No executive sponsorship — BDD requires product management to participate in discovery workshops. This is a cultural change for organizations where product and engineering communicate through written requirements tickets. Without leadership commitment, product managers skip the workshops, and the three-amigos never happens.
Measuring coverage, not outcomes — teams optimize for the number of Gherkin scenarios written (easy to measure) rather than defect escape rate or requirements clarity (hard to measure). This produces large scenario suites that technically pass CI but don't represent meaningful business behavior validation.
The Measurement Template
Use this template to establish your BDD ROI baseline before adoption:
## BDD ROI Baseline — [Team Name] — [Date]
### Defect Metrics (Last 3 months)
- Total defects found: ___
- Defects found in production: ___ (___%)

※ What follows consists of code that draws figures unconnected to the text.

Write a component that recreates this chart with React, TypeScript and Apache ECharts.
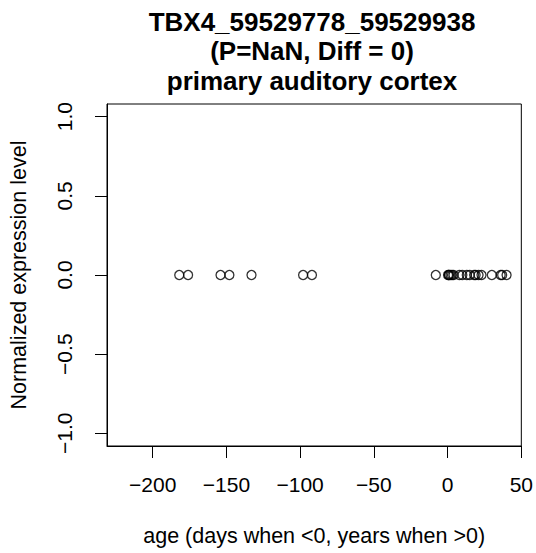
import React, { useEffect, useRef } from "react";
import * as echarts from "echarts";

const titleLines = ["TBX4_59529778_59529938", "(P=NaN, Diff = 0)", "primary auditory cortex"];
const xLabel = "age (days when <0, years when >0)";
const yLabel = "Normalized expression level";

// ages: negative values are days (prenatal), positive values are years
const ages = [
  -182, -176, -154, -148, -133, -98, -92, -8,
  0.3, 0.8, 1, 2, 3, 4, 8, 10, 13, 15, 18, 19, 21, 23, 30, 36, 37, 40,
];
const expression = ages.map(() => 0);

const xTicks = [-200, -150, -100, -50, 0, 50];
const yTicks = [-1, -0.5, 0, 0.5, 1];

const FONT = "'Liberation Sans', Arial, Helvetica, sans-serif";
const minus = (s: string) => s.replace("-", "\u2212");

export default function App() {
  const ref = useRef<HTMLDivElement>(null);
  useEffect(() => {
    if (!ref.current) return;
    document.body.style.margin = "0";
    const chart = echarts.init(ref.current, null, { renderer: "svg" });
    const data = ages.map((a, i) => [a, expression[i]]);
    chart.setOption({
      animation: false,
      backgroundColor: "#ffffff",
      textStyle: { fontFamily: FONT },
      grid: {
        left: 103,
        right: 14,
        top: 104,
        bottom: 107,
        show: true,
        borderColor: "#000",
        borderWidth: 1,
        backgroundColor: "transparent",
      },
      xAxis: {
        type: "value",
        min: -231,
        max: 50,
        splitLine: { show: false },
        axisLine: { show: true, onZero: false, lineStyle: { color: "#000", width: 1 } },
        axisTick: {
          show: true,
          inside: false,
          length: 12,
          lineStyle: { color: "#000", width: 1 },
          customValues: xTicks,
        },
        axisLabel: {
          show: true,
          customValues: xTicks,
          margin: 28,
          fontSize: 21,
          color: "#000",
          fontFamily: FONT,
          formatter: (v: number) => minus(String(v)),
        },
        name: xLabel,
        nameLocation: "middle",
        nameGap: 79,
        nameTextStyle: { fontSize: 21.5, color: "#000", fontFamily: FONT },
      },
      yAxis: {
        type: "value",
        min: -1.08,
        max: 1.08,
        splitLine: { show: false },
        axisLine: { show: true, onZero: false, lineStyle: { color: "#000", width: 1 } },
        axisTick: {
          show: true,
          length: 12,
          lineStyle: { color: "#000", width: 1 },
          customValues: yTicks,
        },
        axisLabel: {
          show: true,
          customValues: yTicks,
          rotate: 90,
          margin: 32,
          fontSize: 21,
          color: "#000",
          fontFamily: FONT,
          formatter: (v: number) => minus(v.toFixed(1)),
        },
        name: yLabel,
        nameLocation: "middle",
        nameRotate: 90,
        nameGap: 77,
        nameTextStyle: { fontSize: 21.5, color: "#000", fontFamily: FONT },
      },
      graphic: titleLines.map((t, i) => ({
        type: "text",
        x: 312,
        y: 21.7 + i * 29.5,
        style: {
          text: t,
          fontSize: 26,
          fontWeight: "bold",
          fontFamily: FONT,
          fill: "#000",
          textAlign: "center",
          textVerticalAlign: "middle",
        },
      })),
      series: [
        {
          type: "scatter",
          data,
          symbol: "circle",
          symbolSize: 9,
          itemStyle: {
            color: "rgba(0,0,0,0)",
            borderColor: "#000",
            borderWidth: 1.3,
          },
          emphasis: { disabled: true },
        },
      ],
    });
    return () => chart.dispose();
  }, []);
  return <div ref={ref} style={{ width: 536, height: 553 }} />;
}
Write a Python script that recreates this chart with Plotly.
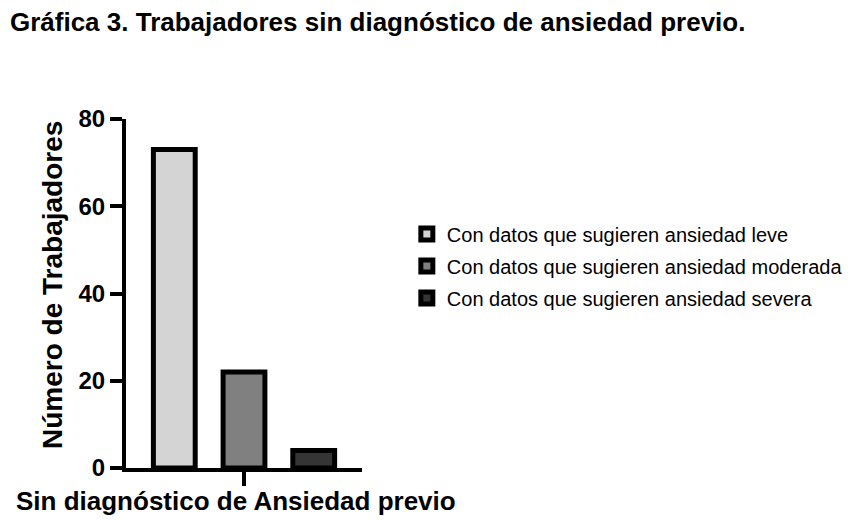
import plotly.graph_objects as go

category = ["Sin diagnóstico de Ansiedad previo"]
series_names = [
    "Con datos que sugieren ansiedad leve",
    "Con datos que sugieren ansiedad moderada",
    "Con datos que sugieren ansiedad severa",
]
series_values = [73, 22, 4]
series_colors = ["#d4d4d4", "#808080", "#353535"]
y_ticks = [0, 20, 40, 60, 80]

FONT = "Arial, Liberation Sans, sans-serif"

fig = go.Figure()
for i, (name, val, col) in enumerate(zip(series_names, series_values, series_colors)):
    fig.add_trace(go.Bar(
        x=category, y=[val], name=name, legendgroup=f"g{i}",
        marker=dict(color=col, line=dict(color="black", width=5)),
    ))

fig.update_layout(
    width=853, height=528,
    paper_bgcolor="white", plot_bgcolor="white",
    barmode="group", bargap=0.114, bargroupgap=0.4,
    margin=dict(l=118, r=499, t=111, b=68, autoexpand=False),
    font=dict(family=FONT, color="black"),
    title=dict(
        text="<b>Gráfica 3. Trabajadores sin diagnóstico de ansiedad previo.</b>",
        x=0.0023, xanchor="left", y=0.9735, yanchor="middle",
        font=dict(size=26, family=FONT, color="black"),
    ),
    legend=dict(
        x=1.19, xanchor="left", y=0.579, yanchor="middle",
        font=dict(size=20, family=FONT, color="black"),
        itemwidth=30, tracegroupgap=3,
        bgcolor="rgba(0,0,0,0)",
    ),
    showlegend=True,
)

fig.update_xaxes(
    showline=True, linecolor="black", linewidth=4,
    ticks="outside", ticklen=14, tickwidth=4, tickcolor="black",
    showticklabels=False,
    showgrid=False, zeroline=False, range=[-0.5, 0.5],
)
fig.update_yaxes(
    range=[0, 80], tickvals=y_ticks,
    showline=True, linecolor="black", linewidth=4,
    ticks="outside", ticklen=12, tickwidth=4, tickcolor="black",
    tickfont=dict(size=24, family=FONT, color="black", weight="bold"),
    showgrid=False, zeroline=False,
)

# category label under the axis
fig.add_annotation(
    text=f"<b>{category[0]}</b>", xref="paper", yref="paper",
    x=(228 - 118) / 236, y=(460 - 493) / 349,
    xanchor="center", yanchor="middle", showarrow=False,
    font=dict(size=26, family=FONT, color="black"),
)
# y-axis title
fig.add_annotation(
    text="<b>Número de Trabajadores</b>", xref="paper", yref="paper",
    x=(44 - 118) / 236, y=(460 - 277) / 349, textangle=-90,
    xanchor="center", yanchor="middle", showarrow=False,
    font=dict(size=28, family=FONT, color="black"),
)

fig.write_html("out.html")
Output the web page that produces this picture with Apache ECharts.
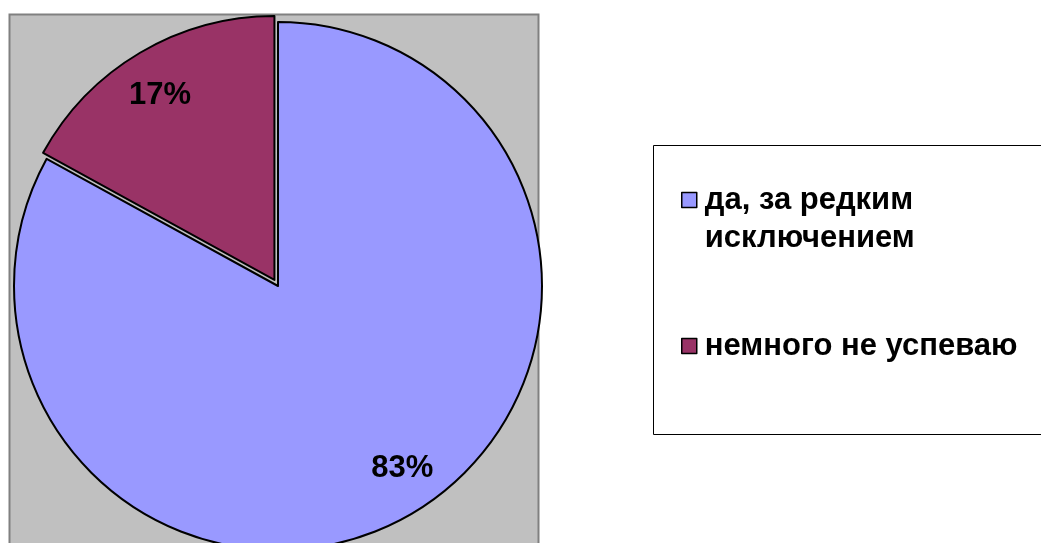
<!DOCTYPE html>
<html>
<head>
<meta charset="utf-8">
<script src="https://cdn.jsdelivr.net/npm/echarts@6/dist/echarts.min.js"></script>
<style>
html,body{margin:0;padding:0;background:#fff;}
#chart{width:1041px;height:543px;}
</style>
</head>
<body>
<div id="chart"></div>
<script>
// ---- data ----
const categories = ['да, за редким исключением', 'немного не успеваю'];
const values = [83, 17];
const colors = ['#9999FF', '#993366'];
const explodedIndex = 1;

const chart = echarts.init(document.getElementById('chart'), null, {renderer: 'canvas'});

const center = [278, 286];
const radius = 264;
const labelOffsets = [[12, -8], [-2, 6]];

const mainData = categories.map((name, i) => ({
  name: name,
  value: values[i],
  selected: i === explodedIndex,
  itemStyle: {color: colors[i]}
}));
const labelData = categories.map((name, i) => ({
  name: name,
  value: values[i],
  selected: i === explodedIndex,
  label: {offset: labelOffsets[i]},
  select: {label: {offset: labelOffsets[i]}}
}));

chart.setOption({
  animation: false,
  backgroundColor: '#ffffff',
  graphic: [
    {type: 'rect', z: -10, shape: {x: 9.5, y: 14.5, width: 529, height: 560},
     style: {fill: '#C0C0C0', stroke: '#808080', lineWidth: 2}},
    {type: 'rect', z: -10, shape: {x: 653.5, y: 145.5, width: 420, height: 289},
     style: {fill: '#ffffff', stroke: '#000000', lineWidth: 1}}
  ],
  legend: {
    orient: 'vertical',
    left: 681,
    top: 143,
    padding: 0,
    itemWidth: 15,
    itemHeight: 15,
    itemGap: 70,
    icon: 'rect',
    selectedMode: false,
    itemStyle: {borderColor: '#000', borderWidth: 1.5},
    data: categories,
    formatter: function (name) {
      if (name === categories[0]) return ' \nда, за редким\nисключением';
      return name;
    },
    textStyle: {
      fontFamily: 'Liberation Sans',
      fontWeight: 'bold',
      fontSize: 31,
      lineHeight: 38,
      color: '#000',
      padding: [0, 0, 0, 3]
    }
  },
  series: [
    {
      type: 'pie',
      center: center,
      radius: radius,
      startAngle: 90,
      clockwise: true,
      selectedMode: 'single',
      selectedOffset: 7,
      avoidLabelOverlap: false,
      silent: true,
      label: {show: false},
      labelLine: {show: false},
      itemStyle: {borderColor: '#000', borderWidth: 2},
      data: mainData
    },
    {
      type: 'pie',
      center: center,
      radius: radius * 1.65,
      startAngle: 90,
      clockwise: true,
      selectedMode: 'single',
      selectedOffset: 7,
      avoidLabelOverlap: false,
      silent: true,
      itemStyle: {color: 'rgba(0,0,0,0)', borderWidth: 0},
      label: {
        show: true,
        position: 'inside',
        formatter: '{c}%',
        fontFamily: 'Liberation Sans',
        fontWeight: 'bold',
        fontSize: 31,
        color: '#000'
      },
      labelLine: {show: false},
      data: labelData
    }
  ]
});
</script>
</body>
</html>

- Requirements misunderstanding defects: ___
- Average cost to fix production defect: $___
### Velocity Metrics (Last 3 sprints average)
- Story points completed per sprint: ___
- Story points reworked per sprint: ___ (___%)
- Average time from story kickoff to QA acceptance: ___ days
### QA Cost Metrics
- Manual QA hours per sprint: ___
- Manual regression test duration: ___ hours
- Fully-loaded QA cost per sprint: $___
### Requirements Clarity (Team survey, 1-5 scale)
- "I understood what I needed to build": ___/5
- "QA matched my interpretation": ___/5
- "We discovered edge cases early": ___/5
### Automated Test Suite
- Total automated test scenarios: ___
- Average CI pipeline duration: ___ minutes
- Flaky test rate: ___%Repeat this measurement at 3-month, 6-month, and 12-month intervals after BDD adoption. The 3-month measurement typically shows early signs but not full results. The 6-month measurement usually shows the clearest signal. By 12 months, the ROI trend is well-established.
BDD is a genuine business investment, not just a testing practice. The teams that get the best ROI treat it that way: they measure rigorously, they involve product and business stakeholders, and they optimize continuously based on what the metrics tell them.